Já não sei que hei-de fazer!

O mundo está de tal sorte,

Que se não pode entender.

 

É mau se monto no burro,

Se o rapaz monta, mau é;

Se ambos montamos é mau,

E é mau se vamos a pé!

 

De tudo me têm ralhado;

Agora que mais me resta?

Peguemos no burro às costas,

Façamos inda mais esta!

 

Pegam no burro; o bom velho

Pelas mãos o ergue do chão,

Pega-lhe o rapaz nas pernas,

E assim caminhando vão.

 

“Olhem dois loucos varridos!

Ouvem com grande sussurro, —

Fazendo mundo às avessas,

Tornados burros do burro!”

 

O velho então pára, e exclama:

“Do que observo me confundo!

Por mais que a gente se mate,

Nunca tapa a boca do mundo.

 

Rapaz, vamos como dantes,

Sirvam-nos estas lições:

É mais que tolo quem dá

Ao mundo satisfações.”

 

Nota bibliográfica e iconográfica

 

Ricardo Reis (nascimento fictício em 19 de Setembro de 1887), Poesia, edição de Manuela Parreira da Silva, Assírio & Alvim, Lisboa, 2000. O número do poema é o da edição mencionada.

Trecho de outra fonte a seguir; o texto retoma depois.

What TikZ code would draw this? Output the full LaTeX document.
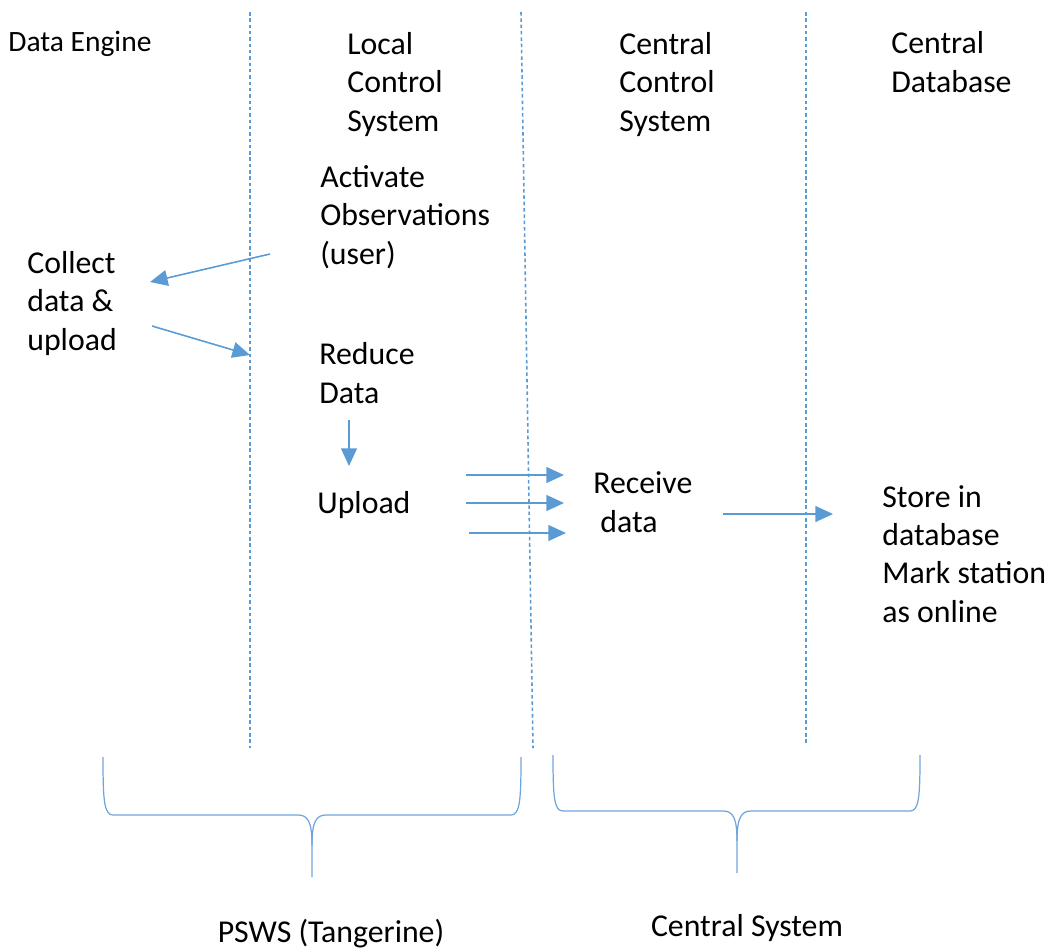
\documentclass[tikz,border=0pt]{standalone}
\usepackage{fontspec}
\setmainfont{Carlito}
\usepackage{tikz}
\usetikzlibrary{positioning,arrows.meta}
\definecolor{laneblue}{RGB}{91,155,213}
\definecolor{braceblue}{RGB}{110,165,220}

\begin{document}
\begin{tikzpicture}
      % Set up styles (nodes sit on the baseline of their last line)
      [x=0.02cm, y=-0.02cm,
       every node/.style={inner sep=0pt, anchor=base west, align=left,
                          font=\fontsize{18.1}{21.8}\selectfont},
       lane/.style={laneblue, line width=0.9pt, dash pattern=on 2pt off 1.6pt},
       flow/.style={laneblue, line width=0.9pt, -{Triangle[length=10pt,width=9pt]}},
       brace/.style={braceblue, line width=0.7pt}]

      \useasboundingbox (0,0) rectangle (1050,950);

      % Swim lane separators
      \draw[lane] (250,12) -- (250,748);
      \draw[lane] (521,12) -- (533,748);
      \draw[lane] (806,12) -- (806,745);

      % Column headers
      \node[font=\fontsize{16.8}{21}\selectfont] (engine) at (8,51) {Data Engine};
      \node (local) at (347,131) {Local\\Control\\System};
      \node (cctrl) at (619,131) {Central\\Control\\System};
      \node (cdb) at (891,92) {Central\\Database};

      % Steps
      \node (activate) at (320,264) {Activate\\Observations\\(user)};
      \node (collect) at (27,350) {Collect\\data \&\\upload};
      \node (reduce) at (319,403) {Reduce\\Data};
      \node (upload) at (317,513) {Upload};
      \node (receive) at (593,532) {Receive\\\hspace*{4pt}data};
      \node (store) at (882,622) {Store in\\database\\Mark station\\as online};

      % Arrow end points
      \coordinate (a1) at (270,254);
      \coordinate (a2) at (150,282);
      \coordinate (b1) at (152,326);
      \coordinate (b2) at (250,355);
      \coordinate (c1) at (349,420);
      \coordinate (c2) at (349,466);
      \coordinate (u1) at (466,475);
      \coordinate (r1) at (564,475);
      \coordinate (u2) at (466,503);
      \coordinate (r2) at (564,503);
      \coordinate (u3) at (469,533);
      \coordinate (r3) at (566,533);
      \coordinate (d1) at (723,514);
      \coordinate (d2) at (833,514);

      % Draw arrows
      \draw[flow] (a1) -- (a2);
      \draw[flow] (b1) -- (b2);
      \draw[flow] (c1) -- (c2);
      \draw[flow] (u1) -- (r1);
      \draw[flow] (u2) -- (r2);
      \draw[flow] (u3) -- (r3);
      \draw[flow] (d1) -- (d2);

      % Braces
      \draw[brace] (103,757) .. controls (103,800) and (104,815) .. (113,815) -- (298,815)
                   .. controls (308,815) and (312,822) .. (312,845) -- (312,877);
      \draw[brace] (521,757) .. controls (521,800) and (520,815) .. (511,815) -- (326,815)
                   .. controls (316,815) and (312,822) .. (312,845);
      \draw[brace] (553,755) .. controls (553,797) and (554,811) .. (563,811) -- (723,811)
                   .. controls (733,811) and (737,818) .. (737,841) -- (737,873);
      \draw[brace] (920,755) .. controls (920,797) and (919,811) .. (910,811) -- (751,811)
                   .. controls (741,811) and (737,818) .. (737,841);

      % Group labels
      \node[anchor=base] (psws) at (331,942) {PSWS (Tangerine)};
      \node[anchor=base] (central) at (747,936) {Central System};

\end{tikzpicture}
\end{document}
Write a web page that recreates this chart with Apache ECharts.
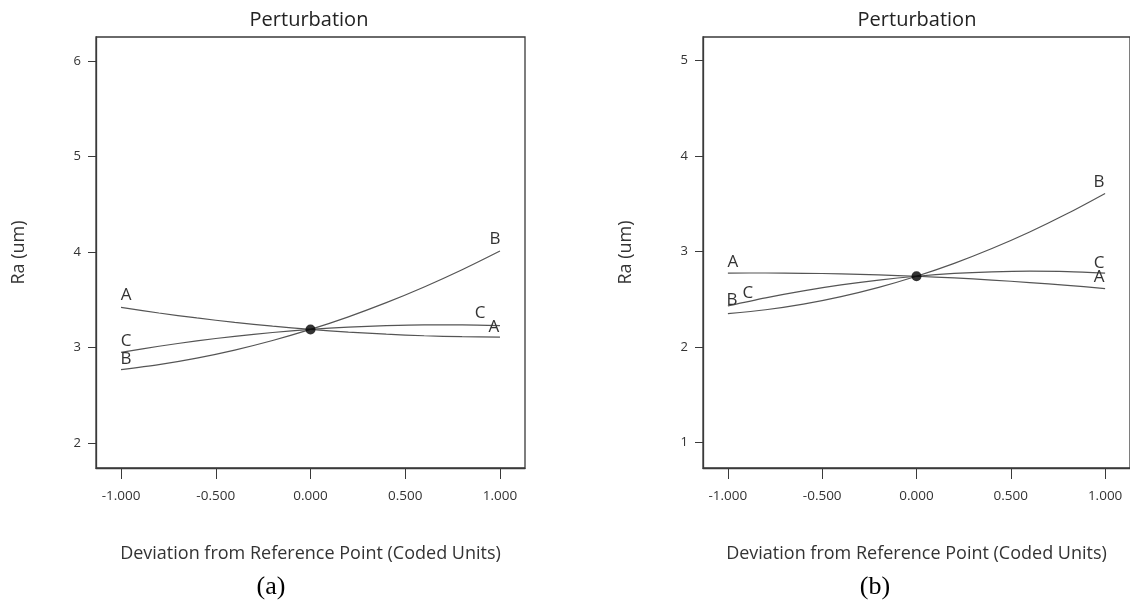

O poema de José Régio foi publicado em Poemas de Deus e do Diabo (1925), e pode ser encontrado no blog acompanhado de uma sua retumbante leitura por João Villaret.

A versão da fábula de La Fontaine, transcrita de uma edição das suas fábulas recreadas em português (Ed. Minerva, Lisboa, s/d), vem atribuída a Curvo Semedo (1766-1838). Infelizmente, nas edições das obras deste poeta que conheço, não encontrei tal versão.

A fábula de La Fontaine (1621-1695) abre o Livro III das Fábulas e chama-se O Moleiro, o Filho e o Burro. Filinto Elísio (1734-1819) traduziu a fábula integralmente em verso branco e consta da edição das suas Obras Completas, Vol VI, Paris, 1818.

Abre o artigo a imagem de uma pintura de George de La Tour (1593-1652), A Cartomante.

Jogo de olhares e manifestação simultânea de crendice e velhacaria: enquanto a cartomante prende a atenção do rapaz, ávido de saber o que o espera na vida, as duas jovens aproveitam para o roubar. A composição desenvolve-se de forma magistral entre a linguagem dos olhares e a linguagem das mãos, devolvendo todas as cambiantes do significado da cena. Cena de costumes e armadilha exemplar do jovem aprendiz das ratoeiras da vida.